Sunday, August 1, 2010
Review: Father of the Rain (King)
Author: Lily King
Genre: Adult fiction
Rating: x out of 5
FTC Disclosure: My mom bought this book and will surely share it with friends
Summary (from the back of the book): Prize-winning author Lily King's masterful new novel spans three decades of a volatile relationship between a frighteningly charismatic, alcoholic father and the daughter who cannot help but love him. Gardiner Amory is a New England WASP who is beginning to feel the cracks in his empire. Nixon is about to be impeached, his wife is leaving him, and his worldview is rapidly becoming outdated. His daughter, Daley, has spent the first eleven years of her life carefully negoitating her parents' conflicting worlds: the liberal, socially commited realm of her mother and the conservative, decadent, liquor-soaked life of her father. But when they divorce, and Gardiner's basest impulses are unleashed, the chasm quickly widens and Daley finds herself stretched thinly across it.
As she grows into adulthood, Daley rejects the narrow world that nourished her father's fears and prejudices, and embarks on her own separate life--until he hits rock bottom. Lured back home by the dream of getting her father sober and rebuilding a trust that was broken years ago, Daley risks losing everything she has found beyond him, including her new love, Jonathan, who represents so much of what Daley's father claims to hate, and who has given her so much of what he could never provide.

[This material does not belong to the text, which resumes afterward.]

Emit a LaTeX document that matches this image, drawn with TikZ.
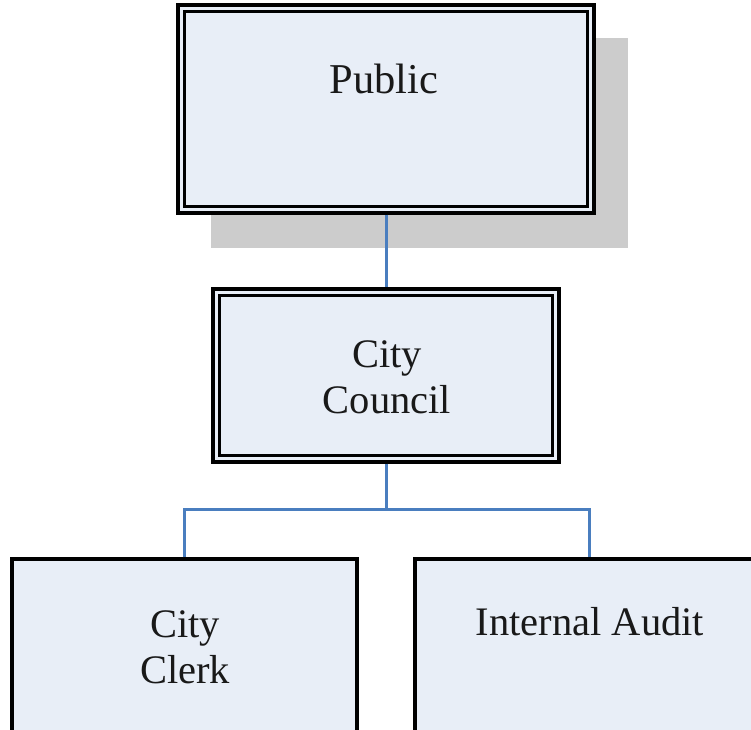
\documentclass[tikz,border=0pt]{standalone}
\usepackage{fontspec}
\setmainfont{Liberation Serif}
\definecolor{boxfill}{HTML}{E8EEF7}
\definecolor{conncol}{HTML}{4A7EBF}
\definecolor{shadowcol}{HTML}{CCCCCC}
\begin{document}
\begin{tikzpicture}[x=1pt,y=-1pt,
  outerbox/.style={draw=black, fill=boxfill, line width=3.2pt, inner sep=0pt, rectangle},
  innerline/.style={draw=black, line width=3.2pt},
  conn/.style={draw=conncol, line width=3pt},
  lbl/.style={font=\fontsize{40.5}{46}\selectfont, align=center, inner sep=0pt, text=black!90}]
\useasboundingbox (0,0) rectangle (751,729);
\clip (0,0) rectangle (751,729);
% shadow
\fill[shadowcol] (211,38) rectangle (628,248);
% Public
\node[outerbox, minimum width=416pt, minimum height=208pt] (public) at (386,109) {};
\draw[innerline] ([shift={(8,8)}]public.north west) rectangle ([shift={(-8,-8)}]public.south east);
\node[lbl, font=\fontsize{42.5}{46}\selectfont, anchor=base] (publictext) at (384,93) {Public};
% City Council
\node[outerbox, minimum width=346pt, minimum height=173pt] (council) at (386,375.5) {};
\draw[innerline] ([shift={(8,8)}]council.north west) rectangle ([shift={(-8,-8)}]council.south east);
\node[lbl, anchor=base] (counciltext) at (387,413) {City\\Council};
% bottom boxes
\node[outerbox, minimum width=345pt, minimum height=210pt] (clerk) at (184.5,664) {};
\node[lbl, anchor=base] (clerktext) at (185,683) {City\\Clerk};
\node[outerbox, minimum width=348pt, minimum height=210pt] (audit) at (589,664) {};
\node[lbl, anchor=base] (audittext) at (590,635) {Internal Audit};
% connectors
\coordinate (bus) at (386,509);
\draw[conn] (public.south) -- (council.north);
\draw[conn] (council.south) -- (bus);
\draw[conn] (clerk.north) -- (clerk.north |- bus) -- (audit.north |- bus) -- (audit.north);
\end{tikzpicture}
\end{document}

Review (by my mom): This book is beautifully written. Lily King's characters are so real and I can picture being in the scenes. She also did a wonderful job of showing the changing times of small town New England.
The era--the 1970s and all its political turmoil and social change--were great back drops, showing the life of the liberal mom who included the African American kids at pool parties juxtaposed with the hard-drinking conservative exclusive country club life of her father where African Americans were there to serve the members.
It was both painful and beautiful to experience Daley's childhood and young adult years. It made me think about the struggles in a marriage, and the children's lives in marriages that aren't working and in marriages that fall apart when spouses go their separate ways. This made me want to read her other two books.